— WHAT IS NEEDED —
Quote the lines that run from the line containing "What matplotlib code" down to the line containing "from matplotlib.lines import Line2D". Include both of those lines, reproduce each exactly, and omit everything else.

Code that draws figures:
===============

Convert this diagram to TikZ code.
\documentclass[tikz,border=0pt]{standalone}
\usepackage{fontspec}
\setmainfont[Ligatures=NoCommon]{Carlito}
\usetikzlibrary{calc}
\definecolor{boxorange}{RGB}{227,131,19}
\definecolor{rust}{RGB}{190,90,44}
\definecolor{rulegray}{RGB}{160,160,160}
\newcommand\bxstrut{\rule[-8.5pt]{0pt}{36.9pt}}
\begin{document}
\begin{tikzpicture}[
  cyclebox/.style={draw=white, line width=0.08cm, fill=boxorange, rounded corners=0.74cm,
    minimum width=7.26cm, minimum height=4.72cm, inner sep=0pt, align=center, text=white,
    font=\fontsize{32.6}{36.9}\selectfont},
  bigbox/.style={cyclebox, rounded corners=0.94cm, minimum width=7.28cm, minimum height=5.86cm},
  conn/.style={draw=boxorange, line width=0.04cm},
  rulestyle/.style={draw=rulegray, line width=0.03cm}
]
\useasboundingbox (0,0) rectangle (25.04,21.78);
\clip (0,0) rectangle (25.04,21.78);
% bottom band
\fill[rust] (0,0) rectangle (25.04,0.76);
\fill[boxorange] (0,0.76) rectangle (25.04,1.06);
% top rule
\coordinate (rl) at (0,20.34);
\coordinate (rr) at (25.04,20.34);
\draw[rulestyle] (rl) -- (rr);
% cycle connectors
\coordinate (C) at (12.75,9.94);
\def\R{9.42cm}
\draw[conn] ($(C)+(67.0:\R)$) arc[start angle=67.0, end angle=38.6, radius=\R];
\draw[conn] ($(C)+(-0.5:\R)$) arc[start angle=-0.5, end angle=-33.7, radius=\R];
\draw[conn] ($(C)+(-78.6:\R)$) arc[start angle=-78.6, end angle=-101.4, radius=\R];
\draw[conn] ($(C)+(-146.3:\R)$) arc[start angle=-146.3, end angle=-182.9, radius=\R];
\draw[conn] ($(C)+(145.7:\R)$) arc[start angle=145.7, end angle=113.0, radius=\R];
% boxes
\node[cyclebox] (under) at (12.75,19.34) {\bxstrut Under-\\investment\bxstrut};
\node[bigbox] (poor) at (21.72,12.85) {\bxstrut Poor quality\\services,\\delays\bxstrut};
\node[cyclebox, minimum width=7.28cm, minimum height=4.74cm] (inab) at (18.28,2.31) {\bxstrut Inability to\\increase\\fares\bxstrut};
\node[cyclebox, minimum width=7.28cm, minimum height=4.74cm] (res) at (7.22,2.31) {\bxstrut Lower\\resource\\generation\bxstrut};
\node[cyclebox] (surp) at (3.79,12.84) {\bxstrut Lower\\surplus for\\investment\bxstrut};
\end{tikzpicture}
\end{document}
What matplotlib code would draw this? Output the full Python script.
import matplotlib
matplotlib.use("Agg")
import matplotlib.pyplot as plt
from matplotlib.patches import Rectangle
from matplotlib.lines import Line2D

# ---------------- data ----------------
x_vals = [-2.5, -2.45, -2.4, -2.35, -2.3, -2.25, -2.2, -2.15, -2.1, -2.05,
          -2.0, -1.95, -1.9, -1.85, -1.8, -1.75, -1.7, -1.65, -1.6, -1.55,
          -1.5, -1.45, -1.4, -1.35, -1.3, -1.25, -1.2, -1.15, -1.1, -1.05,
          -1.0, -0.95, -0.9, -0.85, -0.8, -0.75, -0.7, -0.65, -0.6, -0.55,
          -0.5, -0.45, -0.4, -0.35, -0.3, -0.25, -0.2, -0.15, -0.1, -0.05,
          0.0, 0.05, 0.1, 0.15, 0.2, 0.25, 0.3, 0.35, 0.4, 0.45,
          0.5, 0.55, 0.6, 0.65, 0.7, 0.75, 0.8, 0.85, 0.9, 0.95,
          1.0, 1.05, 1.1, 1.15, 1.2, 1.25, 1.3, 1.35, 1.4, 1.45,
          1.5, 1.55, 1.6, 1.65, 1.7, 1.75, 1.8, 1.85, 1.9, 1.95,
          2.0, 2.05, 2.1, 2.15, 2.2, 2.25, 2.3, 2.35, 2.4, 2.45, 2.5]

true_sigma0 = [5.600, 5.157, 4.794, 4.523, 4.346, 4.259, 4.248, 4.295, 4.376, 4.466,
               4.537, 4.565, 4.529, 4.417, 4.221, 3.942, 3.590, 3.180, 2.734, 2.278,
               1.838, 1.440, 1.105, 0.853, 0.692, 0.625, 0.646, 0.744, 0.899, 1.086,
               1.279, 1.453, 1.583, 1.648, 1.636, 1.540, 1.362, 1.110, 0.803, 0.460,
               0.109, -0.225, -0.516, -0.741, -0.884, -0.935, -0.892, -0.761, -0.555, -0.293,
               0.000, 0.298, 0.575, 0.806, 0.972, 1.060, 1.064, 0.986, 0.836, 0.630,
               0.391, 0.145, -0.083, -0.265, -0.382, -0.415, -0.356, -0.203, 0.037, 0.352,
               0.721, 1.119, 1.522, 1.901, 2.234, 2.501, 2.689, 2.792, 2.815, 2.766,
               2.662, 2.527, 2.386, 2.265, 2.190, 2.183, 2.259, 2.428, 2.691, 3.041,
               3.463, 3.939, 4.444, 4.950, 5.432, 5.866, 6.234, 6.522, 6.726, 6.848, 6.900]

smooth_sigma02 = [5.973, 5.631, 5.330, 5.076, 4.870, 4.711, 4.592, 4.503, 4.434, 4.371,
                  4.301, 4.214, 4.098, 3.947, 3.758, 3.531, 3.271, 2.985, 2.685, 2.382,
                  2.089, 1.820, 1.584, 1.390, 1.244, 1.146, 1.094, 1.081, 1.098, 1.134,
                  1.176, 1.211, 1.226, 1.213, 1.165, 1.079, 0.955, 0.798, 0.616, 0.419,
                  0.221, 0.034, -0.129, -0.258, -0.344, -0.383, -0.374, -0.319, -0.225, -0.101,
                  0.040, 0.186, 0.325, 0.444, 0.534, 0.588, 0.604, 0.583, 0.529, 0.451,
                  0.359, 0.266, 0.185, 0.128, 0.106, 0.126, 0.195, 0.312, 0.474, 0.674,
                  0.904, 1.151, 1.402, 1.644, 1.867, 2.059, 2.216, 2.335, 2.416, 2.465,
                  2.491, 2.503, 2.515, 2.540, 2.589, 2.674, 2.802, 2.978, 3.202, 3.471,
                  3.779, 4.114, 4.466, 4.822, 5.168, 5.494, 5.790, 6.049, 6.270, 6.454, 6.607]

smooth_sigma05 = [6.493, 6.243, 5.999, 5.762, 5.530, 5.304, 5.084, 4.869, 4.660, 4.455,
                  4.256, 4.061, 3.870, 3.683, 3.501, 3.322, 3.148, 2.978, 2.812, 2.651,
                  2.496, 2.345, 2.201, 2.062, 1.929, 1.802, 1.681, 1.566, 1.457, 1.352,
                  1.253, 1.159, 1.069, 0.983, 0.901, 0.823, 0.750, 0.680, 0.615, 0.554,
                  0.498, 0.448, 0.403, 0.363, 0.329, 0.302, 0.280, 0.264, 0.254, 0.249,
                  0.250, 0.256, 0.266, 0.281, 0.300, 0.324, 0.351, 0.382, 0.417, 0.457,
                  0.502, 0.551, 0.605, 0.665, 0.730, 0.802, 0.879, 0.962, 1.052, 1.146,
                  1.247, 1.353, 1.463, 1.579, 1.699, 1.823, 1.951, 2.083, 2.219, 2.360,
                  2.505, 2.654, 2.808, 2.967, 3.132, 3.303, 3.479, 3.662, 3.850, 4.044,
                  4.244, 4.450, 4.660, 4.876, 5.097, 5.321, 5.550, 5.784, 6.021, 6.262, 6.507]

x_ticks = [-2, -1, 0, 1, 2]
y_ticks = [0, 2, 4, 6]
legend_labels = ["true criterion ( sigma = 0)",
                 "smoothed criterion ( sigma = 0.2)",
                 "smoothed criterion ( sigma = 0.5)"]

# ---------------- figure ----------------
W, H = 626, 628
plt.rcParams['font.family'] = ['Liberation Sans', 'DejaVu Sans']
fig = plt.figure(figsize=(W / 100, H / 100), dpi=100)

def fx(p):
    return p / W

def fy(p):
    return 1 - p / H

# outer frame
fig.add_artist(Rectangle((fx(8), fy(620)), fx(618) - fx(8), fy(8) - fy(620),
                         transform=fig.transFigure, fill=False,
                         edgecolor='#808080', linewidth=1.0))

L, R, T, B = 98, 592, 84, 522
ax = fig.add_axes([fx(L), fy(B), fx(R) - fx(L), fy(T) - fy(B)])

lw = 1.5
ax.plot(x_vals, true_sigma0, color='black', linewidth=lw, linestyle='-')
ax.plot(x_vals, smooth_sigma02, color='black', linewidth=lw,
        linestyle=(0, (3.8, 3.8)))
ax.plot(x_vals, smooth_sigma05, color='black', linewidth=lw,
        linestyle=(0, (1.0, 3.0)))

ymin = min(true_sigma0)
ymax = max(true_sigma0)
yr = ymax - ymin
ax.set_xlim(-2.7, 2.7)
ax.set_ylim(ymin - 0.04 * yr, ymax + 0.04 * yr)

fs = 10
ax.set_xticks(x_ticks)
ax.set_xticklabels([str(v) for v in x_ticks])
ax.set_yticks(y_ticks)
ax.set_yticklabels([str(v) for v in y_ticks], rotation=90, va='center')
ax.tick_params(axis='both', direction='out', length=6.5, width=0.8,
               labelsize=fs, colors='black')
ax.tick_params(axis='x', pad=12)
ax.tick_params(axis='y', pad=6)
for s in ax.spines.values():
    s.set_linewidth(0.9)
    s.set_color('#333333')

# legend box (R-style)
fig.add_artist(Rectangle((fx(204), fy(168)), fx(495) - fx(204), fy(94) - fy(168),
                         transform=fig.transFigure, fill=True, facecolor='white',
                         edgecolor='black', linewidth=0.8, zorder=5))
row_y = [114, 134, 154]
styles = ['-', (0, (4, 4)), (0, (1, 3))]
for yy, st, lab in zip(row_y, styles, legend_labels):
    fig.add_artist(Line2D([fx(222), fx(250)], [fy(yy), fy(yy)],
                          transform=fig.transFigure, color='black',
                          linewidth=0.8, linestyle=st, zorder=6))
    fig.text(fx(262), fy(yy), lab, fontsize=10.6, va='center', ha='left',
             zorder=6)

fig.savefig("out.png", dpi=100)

===============

— WORKED SOLUTION —
What matplotlib code would draw this? Output the full Python script.
import matplotlib
matplotlib.use("Agg")
import matplotlib.pyplot as plt
from matplotlib.patches import Rectangle
from matplotlib.lines import Line2D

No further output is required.